An ordinary author would sign himself “William Booth,” but this one is “General” even on a title-page. In Darkest England is an obvious plagiarism on Stanley, and The Way Out is suggested by his long travel through the awful Central African forest.

In the preface General Booth acknowledges the “valuable literary help” of a “friend of the poor, who, though not in any way connected with the Salvation Army, has the deepest sympathy with its aims, and is to a large extent in harmony with its principles.” The friend is Mr. Stead. This gentleman has “written up” the scheme in the manner of “the born journalist,” that is, in the fashion of the Modern Babylon” and the adventures of Eliza Armstrong. He contributes the descriptions, the gush, the hysterics, the sentences crowded with adjectives and adverbs. Sometimes he writes a whole chapter, unless our literary scent misleads us; sometimes he interpolates the General, and sometimes the General interpolates Stead. One result of this twofold authorship is that the book is twice as big as it should be; another result is that it often contradicts itself. For instance, the General states in the preface that he has known “thousands, nay, I can say tens of thousands,” who have proved the value of spiritual means of reformation, having “with little or no temporal assistance, come out of the darkest depths of destitution, vice, and crime, to be happy and honest citizens and true sons and servants of God.” Elsewhere (p. 243) he speaks of them as “multitudes.” Yet in the very next paragraph of the preface Mr.
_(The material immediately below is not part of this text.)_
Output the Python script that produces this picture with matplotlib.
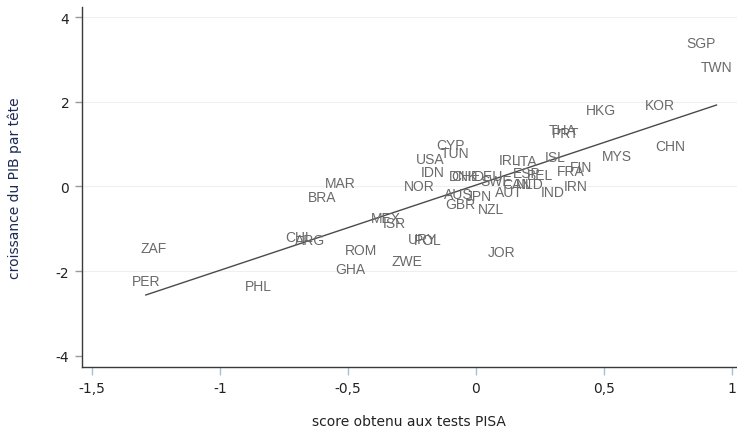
import numpy as np
import matplotlib
matplotlib.use("Agg")
import matplotlib.pyplot as plt

plt.rcParams["axes.unicode_minus"] = False

# country codes with PISA score (std) and GDP per capita growth
pays = ["SGP", "TWN", "HKG", "KOR", "CHN", "MYS", "THA", "PRT", "ISL", "FIN",
        "FRA", "IRN", "IND", "ITA", "IRL", "ESP", "BEL", "NLD", "CAN", "SWE",
        "DEU", "AUT", "DNK", "CHE", "JPN", "AUS", "GBR", "NZL", "CYP", "TUN",
        "USA", "IDN", "NOR", "MAR", "BRA", "MEX", "ISR", "URY", "POL", "CHL",
        "ARG", "ROM", "GHA", "ZWE", "JOR", "PHL", "PER", "ZAF"]
pisa = [0.88, 0.94, 0.49, 0.72, 0.76, 0.55, 0.34, 0.35, 0.31, 0.41,
        0.37, 0.39, 0.30, 0.20, 0.13, 0.20, 0.25, 0.21, 0.16, 0.08,
        0.05, 0.13, -0.05, -0.04, 0.01, -0.07, -0.06, 0.06, -0.10, -0.08,
        -0.18, -0.17, -0.22, -0.53, -0.60, -0.35, -0.32, -0.21, -0.19, -0.69,
        -0.65, -0.45, -0.49, -0.27, 0.10, -0.85, -1.29, -1.26]
croissance = [3.40, 2.83, 1.81, 1.93, 0.96, 0.73, 1.34, 1.27, 0.70, 0.46,
              0.37, 0.02, -0.14, 0.61, 0.63, 0.31, 0.28, 0.07, 0.05, 0.12,
              0.24, -0.12, 0.24, 0.24, -0.22, -0.18, -0.42, -0.54, 0.97, 0.80,
              0.64, 0.35, 0.00, 0.09, -0.26, -0.75, -0.87, -1.25, -1.27, -1.20,
              -1.27, -1.49, -1.96, -1.77, -1.56, -2.36, -2.24, -1.46]

xticks = [-1.5, -1, -0.5, 0, 0.5, 1]
xticklabels = ["-1,5", "-1", "-0,5", "0", "0,5", "1"]
yticks = [-4, -2, 0, 2, 4]

x = np.array(pisa)
y = np.array(croissance)

fig = plt.figure(figsize=(7.37, 4.31), dpi=100)
ax = fig.add_axes([0.111, 0.146, 0.889, 0.835])

for yt in [-2, 0, 2, 4]:
    ax.axhline(yt, color="#efefef", lw=0.8, zorder=0)

# linear fit over the observed range
b, a = np.polyfit(x, y, 1)
xs = np.array([x.min(), x.max()])
ax.plot(xs, a + b * xs, color="#4a4a4a", lw=1.0, zorder=2)

for p, xi, yi in zip(pays, x, y):
    ax.text(xi, yi, p, ha="center", va="center", fontsize=10,
            family="Liberation Sans", color="#6a6a6a", zorder=3)

ax.set_xlim(-1.54, 1.02)
ax.set_ylim(-4.27, 4.24)
ax.set_xticks(xticks)
ax.set_xticklabels(xticklabels)
ax.set_yticks(yticks)

for s in ["top", "right"]:
    ax.spines[s].set_visible(False)
for s in ["left", "bottom"]:
    ax.spines[s].set_color("#3a3a3a")
    ax.spines[s].set_linewidth(1.0)

ax.tick_params(axis="x", colors="#9fc3dc", length=6, width=1, labelsize=10,
               labelcolor="#222222", pad=4)
ax.tick_params(axis="y", colors="#9a9a9a", length=5, width=1, labelsize=10,
               labelcolor="#222222", pad=4)

ax.set_xlabel("score obtenu aux tests PISA", fontsize=10, color="#222222",
              labelpad=14)
ax.set_ylabel("croissance du PIB par tête", fontsize=10, color="#1c2a55",
              labelpad=24)

fig.savefig("out.png", dpi=100)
Stead (if we mistake not) breaks in with the assertion that “the rescued are appallingly few,” a mere “ghastly minority.”

This little contradiction may throw light on the rumor that Booth has been urged into this scheme of temporal salvation. Once upon a time he was down on “Commissioner” Smith, whose tendencies in this direction were obtrusive; and how long is it since he wrote in the new Rules and Regulations, that the members of the Salvation Army had nothing to do with the world, its politics, its business, or its pleasures? The hand is the hand of Booth, but the voice seems the voice of Stead.

Here is another contradiction, and this time a vital one. The General curls his upper lip (p. 18) at those “anti-Christian economists who hold that it is an offence against the doctrine of the survival of the fittest to try to save the weakest from going to the wall, and who believe that when once a man is down the supreme duty of a self-regarding Society is to jump upon him.” Without dwelling on the fact that this is a shocking and perfectly gratuitous libel, probably meant to pander to Christian prejudices, we content ourselves with drawing attention to a contradictory declaration (p. 44) that “In the struggle for life the weakest will go to the wall, and there are so many weak. The fittest, in tooth and claw, will survive. All that we can do is to soften the lot of the unfit and make their suffering less horrible than it is at present. No amount of assistance will give a jellyfish a backbone. No outside propping will make some men stand erect.” Thus the General, or Mr. Stead, joins hands with the “anti-Christian economists” in the doctrine that it is useless to try to save the weakest from going to the wall. Of course he does not endorse the policy of jumping on them, but that policy is merely a production of his own pious imagination.